The Kremlin certainly seems alarmed.
It's proposal to extend the terms of New START has, according to the Kremlin spokesman, Dmitry Peskov, so far been met with silence from the US side, threatening to unleash a new era of insecurity.
"For the first time, the United States and Russia, the two countries that possess the world's largest nuclear arsenals, will be left without a fundamental document that would limit and establish controls over these arsenals," Peskov told journalists on a recent conference call focused on the nuclear issue.
"We believe this is very bad for global and strategic security," he added, pressing on fears likely to be shared around much of the world.
But the Kremlin's expressions of concern may be more self-interested and strategic than they are prepared to admit.
Apart from being deprived of an arms-reduction platform that grandstands one of their last remaining vestiges of Soviet-era power, Moscow is now facing a future of potentially unconstrained US nuclear expansion.
The Trump administration has, for example, already re-floated the idea of nuclear-armed "Trump-class" battleships, a Cold War era policy that was abandoned decades ago.
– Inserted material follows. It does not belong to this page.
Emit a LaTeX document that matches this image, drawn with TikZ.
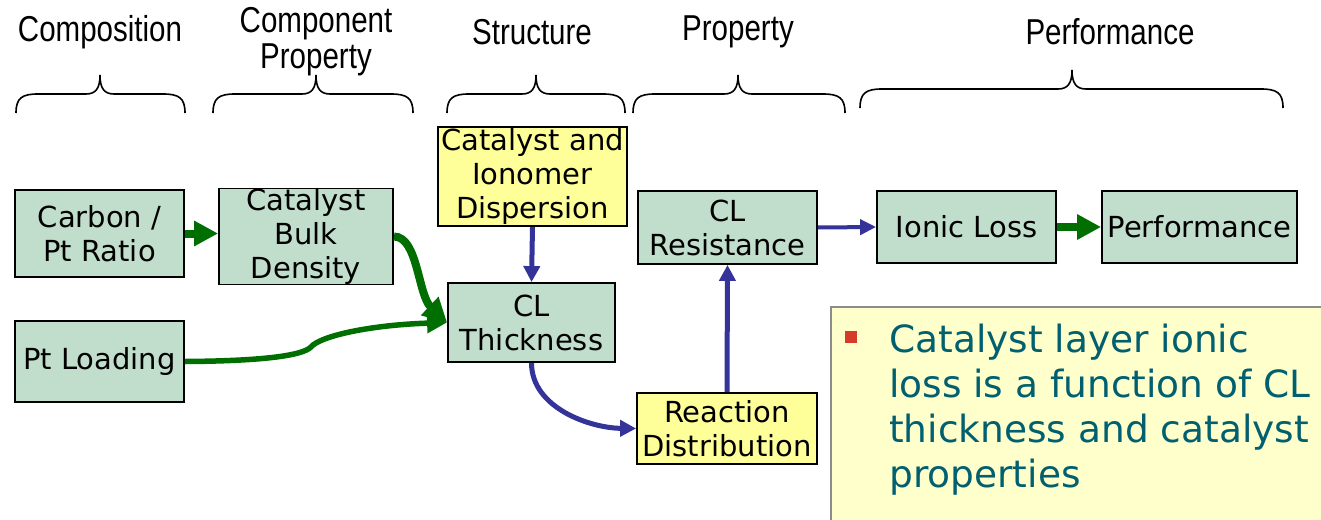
\documentclass[tikz,border=0pt]{standalone}
\usepackage{fontspec}
\setmainfont{DejaVu Sans}
\newfontfamily\hdr[FakeStretch=0.82]{Liberation Sans}
\usetikzlibrary{arrows.meta}
\definecolor{boxgreen}{RGB}{193,222,204}
\definecolor{boxyellow}{RGB}{255,255,153}
\definecolor{notefill}{RGB}{255,255,204}
\definecolor{darkgr}{RGB}{0,110,0}
\definecolor{arrblue}{RGB}{51,51,153}
\definecolor{teal}{RGB}{0,96,112}
\definecolor{bulletred}{RGB}{214,58,40}
\tikzset{
  gbox/.style={draw=black, line width=1.8pt, fill=boxgreen, inner sep=0pt, align=center,
    font=\fontsize{29}{34}\selectfont},
  ybox/.style={gbox, fill=boxyellow},
  hdrtext/.style={font=\hdr\fontsize{36}{38}\selectfont, align=center, inner sep=0pt},
  garrow/.style={draw=darkgr, line width=8pt, -{Triangle[length=24pt,width=24pt]}},
  garrowthin/.style={draw=darkgr, line width=5.5pt, -{Triangle[length=20pt,width=19pt]}},
  barrow/.style={draw=arrblue, line width=5pt, -{Triangle[length=16pt,width=16pt]}},
  bracepath/.style={draw=black, line width=1.6pt},
}
\newcommand{\mybrace}[6]{% xl xp xr ybottom yhoriz ypeak
  \draw[bracepath] (#1,#4) .. controls (#1,#5+4) and (#1+6,#5) .. (#1+22,#5)
    -- (#2-14,#5) .. controls (#2-4,#5) and (#2,#5-6) .. (#2,#6)
    .. controls (#2,#5-6) and (#2+4,#5) .. (#2+14,#5)
    -- (#3-22,#5) .. controls (#3-6,#5) and (#3,#5+4) .. (#3,#4);
}
\begin{document}
\begin{tikzpicture}[x=1pt,y=-1pt]
\useasboundingbox (0,0) rectangle (1321,519);

% headers
\node[hdrtext] (h1) at (100,32) {Composition};
\node[hdrtext] (h2) at (316,42) {Component\\[-2pt]Property};
\node[hdrtext] (h3) at (532,32) {Structure};
\node[hdrtext] (h4) at (738,32) {Property};
\node[hdrtext] (h5) at (1110,32) {Performance};

% braces
\mybrace{16}{100}{185}{113}{94}{75}
\mybrace{213}{316}{413}{113}{94}{75}
\mybrace{447}{536}{625}{113}{94}{75}
\mybrace{633}{738}{845}{113}{94}{75}
\mybrace{860}{1072}{1283}{108}{89}{70}

% boxes
\node[gbox, minimum width=169pt, minimum height=87pt] (cp) at (99.5,233.5) {Carbon /\\Pt Ratio};
\node[gbox, minimum width=174pt, minimum height=93pt] (cbd) at (306,236.5) {\raisebox{-3pt}{\parbox{174pt}{\centering Catalyst\\Bulk\\Density}}};
\node[gbox, minimum width=169pt, minimum height=81pt] (ptl) at (99.5,361.5) {Pt Loading};
\node[ybox, minimum width=189pt, minimum height=99pt] (cid) at (532.5,176.5) {\raisebox{-3pt}{\parbox{189pt}{\centering Catalyst and\\Ionomer\\Dispersion}}};
\node[gbox, minimum width=167pt, minimum height=79pt] (clt) at (531.5,322.5) {CL\\Thickness};
\node[gbox, minimum width=179pt, minimum height=73pt] (clr) at (727.5,227.5) {CL\\Resistance};
\node[ybox, minimum width=180pt, minimum height=71pt] (rd) at (727,428.5) {Reaction\\Distribution};
\node[gbox, minimum width=179pt, minimum height=72pt] (il) at (966.5,227) {Ionic Loss};
\node[gbox, minimum width=195pt, minimum height=72pt] (perf) at (1199.5,227) {Performance};

% note box
\draw[draw=gray!90, line width=1.6pt, fill=notefill] (831,307) rectangle (1330,530);
\fill[bulletred] (845,331) rectangle (857,343);
\node[anchor=north west, inner sep=0pt, text=teal, align=left,
  font=\fontsize{37.5}{45}\selectfont] (note) at (889,324)
  {Catalyst layer ionic\\loss is a function of CL\\thickness and catalyst\\properties};

% connectors
\draw[garrow] (cp.east) -- (cbd.west |- cp.east);
\draw[garrow] (cbd.east) .. controls +(24,0) and (418,295) .. (clt.west);
\draw[garrowthin] (ptl.east) .. controls (260,361) and (302,356) .. (311,347)
   .. controls (320,336) and (370,325) .. (clt.west);
\draw[barrow] (cid.south) -- (clt.north);
\draw[barrow] (clt.south) .. controls +(0,45) and (590,428) .. (rd.west);
\draw[barrow] (rd.north) -- (clr.south);
\draw[draw=arrblue, line width=4pt, -{Triangle[length=16pt,width=15pt]}] (clr.east) -- (il.west);
\draw[garrow] (il.east) -- (perf.west);
\end{tikzpicture}
\end{document}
The old Soviet Union could have matched it. But with an economy and a defense budget that are a fraction of Washington's, Moscow has virtually no hope of keeping up – exacerbating the already vast gap in power and leverage between the old rivals.
Of course, the US has its own reasons for allowing nuclear arms control with Russia to lapse, not least its desire to include China, an emerging nuclear power, in future agreements.
But the expiry of New START marks the end of an era, not just of "superpower" arms control treaties that focused exclusively on Moscow and Washington, but also of one in which the US was willing to accept nuclear limits.